Part of the course Computational Chemistry.

Quantum Chemistry calculations are at the heart of many modern research works. They allow a glimpse into the processes at atomistic level that often is not accessible by an experiment. That comes at a price: computations take time and often require expert knowledge to extract reliable data. The exercises are meant to give you an idea of how to run calculations and how to extract basic information. Later ones will give you an intuition of the impact of critical settings.

Task 7.1: C'mon, Do Something

Read the PySCF quickstart page and write a function get_n2_dimer_energy(distance) to obtain, well, the energy of a nitrogen dimer at a certain distance. Use this function to determine the minimum energy distance. Use Hartree-Fock with the 6-31G basis set.

Note: these settings are not reliable and are only used for demonstration purposes.
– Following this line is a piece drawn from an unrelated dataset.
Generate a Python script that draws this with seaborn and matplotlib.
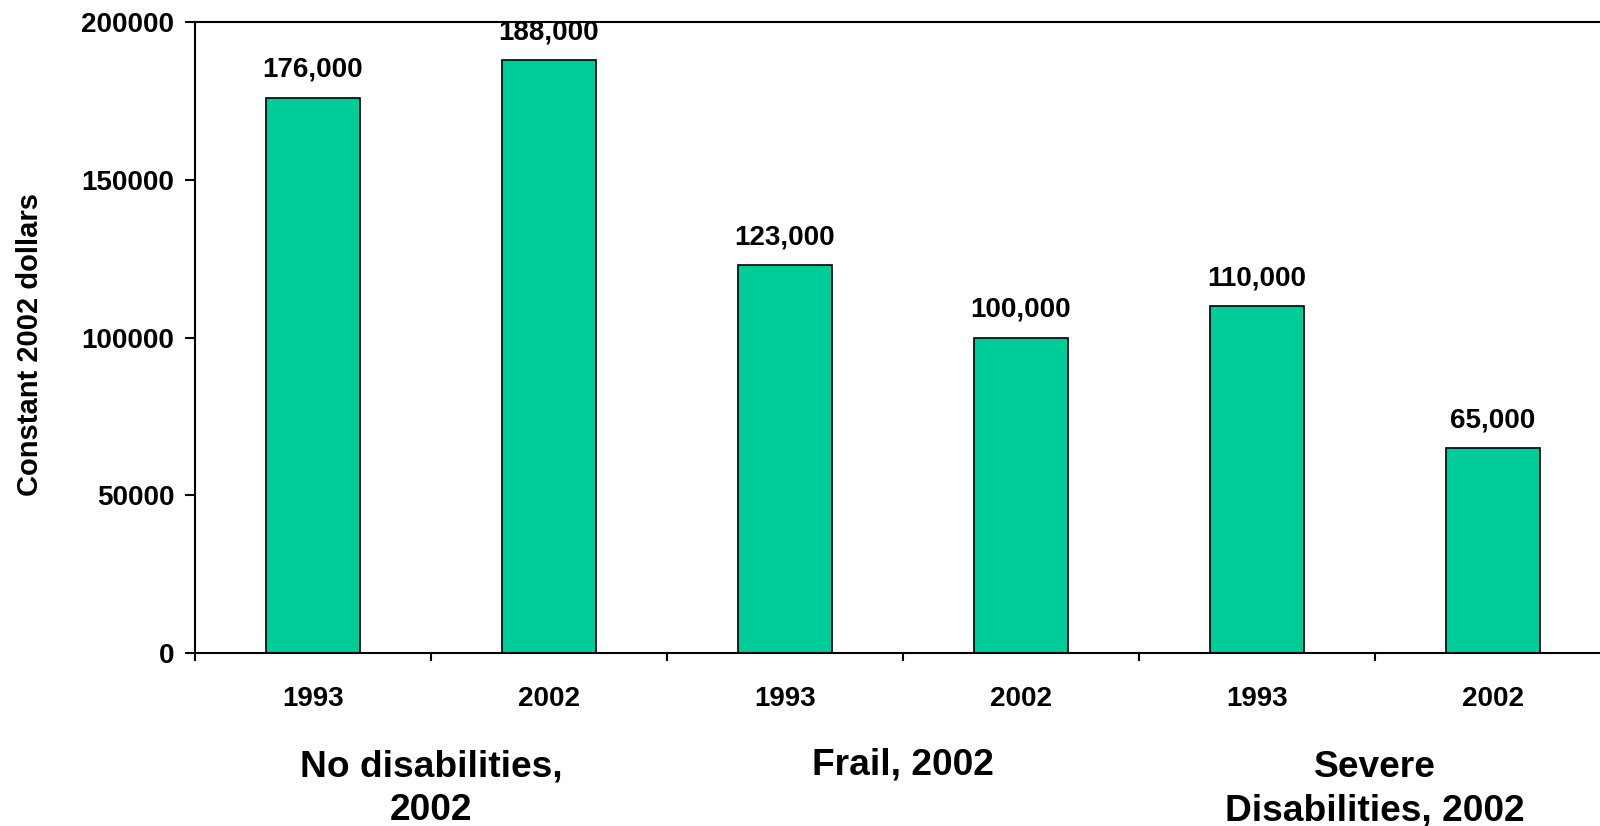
import matplotlib
matplotlib.use("Agg")
import matplotlib.pyplot as plt
import matplotlib.transforms as mtransforms
import seaborn as sns
import pandas as pd
import numpy as np

# Median net worth by disability status, survey years 1993 and 2002
groups = ["No disabilities,\n2002", "Frail, 2002", "Severe\nDisabilities, 2002"]
years = ["1993", "2002"]
values = [176000, 188000, 123000, 100000, 110000, 65000]
value_labels = ["176,000", "188,000", "123,000", "100,000", "110,000", "65,000"]
y_ticks = [0, 50000, 100000, 150000, 200000]

slots = [f"{g}|{y}" for g in groups for y in years]
df = pd.DataFrame({"slot": slots, "value": values})

sns.set_theme(style="white")
plt.rcParams["font.family"] = ["Liberation Sans", "DejaVu Sans"]
plt.rcParams["font.weight"] = "bold"
plt.rcParams["text.color"] = "black"
plt.rcParams["axes.labelcolor"] = "black"
plt.rcParams["xtick.color"] = "black"
plt.rcParams["ytick.color"] = "black"

fig = plt.figure(figsize=(16, 8.26), dpi=100)
ax = fig.add_axes([195 / 1600, (826 - 653) / 826, 1416 / 1600, (653 - 22) / 826])

sns.barplot(data=df, x="slot", y="value", order=slots, width=0.4,
            color="#00CC99", saturation=1, edgecolor="black", linewidth=1.2,
            ax=ax)

ax.set_xlim(-0.5, len(slots) - 0.5)
ax.set_ylim(0, 200000)
ax.set_yticks(y_ticks)
ax.set_yticklabels([str(t) for t in y_ticks], fontsize=20, fontweight="bold",
                   color="black")
ax.set_xticks(range(len(slots)))
ax.set_xticklabels([s.split("|")[1] for s in slots], fontsize=20,
                   fontweight="bold", color="black")
ax.set_xticks(np.arange(-0.5, len(slots), 1.0), minor=True)
ax.tick_params(axis="x", which="major", length=0, pad=24)
ax.tick_params(axis="x", which="minor", length=6, width=1.5, direction="out",
               color="black", bottom=True)
ax.tick_params(axis="y", length=7, width=1.5, direction="out", color="black",
               pad=8, left=True)

for side in ["left", "bottom", "top"]:
    ax.spines[side].set_visible(True)
    ax.spines[side].set_color("black")
    ax.spines[side].set_linewidth(1.5)
ax.spines["right"].set_visible(False)

ax.set_xlabel("")
ax.set_ylabel("Constant 2002 dollars", fontsize=21, fontweight="bold",
              color="black")
ax.yaxis.set_label_coords(-0.1066, 0.489)
ax.grid(False)

# value labels above each bar
for i, (v, lab) in enumerate(zip(values, value_labels)):
    ax.annotate(lab, xy=(i, v), xytext=(0, 15), textcoords="offset points",
                ha="center", va="baseline", fontsize=20, fontweight="bold",
                color="black")

# group captions under each pair of bars; first lines share one baseline
trans = mtransforms.blended_transform_factory(ax.transData, fig.transFigure)
line_gap = 45
for k, g in enumerate(groups):
    n_lines = g.count("\n") + 1
    base_px = 775 + line_gap * (n_lines - 1)
    ax.text(2 * k + 0.5, (826 - base_px) / 826, g, transform=trans,
            ha="center", va="baseline", multialignment="center",
            fontsize=26.7, fontweight="bold", linespacing=1.3, clip_on=False,
            color="black")

fig.savefig("out.png", dpi=100)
Please do not use them in actual research unless you know what you are doing.

Task 7.2: Ups and Downs

Write a function fit_n2_morse_potential() to fit a Morse potential to data you got from task 1 in the vicinity of the minimum. Visualize the two profiles. What do you observe?

Task 7.3: Pushing the Limits

Calculate the dissociation profile of the Nitrogen dimer using the code you wrote by calling the function get_n2_dimer_energy(distance) in small steps e.g. 0.01 Angstrom and plot the resulting curve. What do you observe? Can you explain what is happening?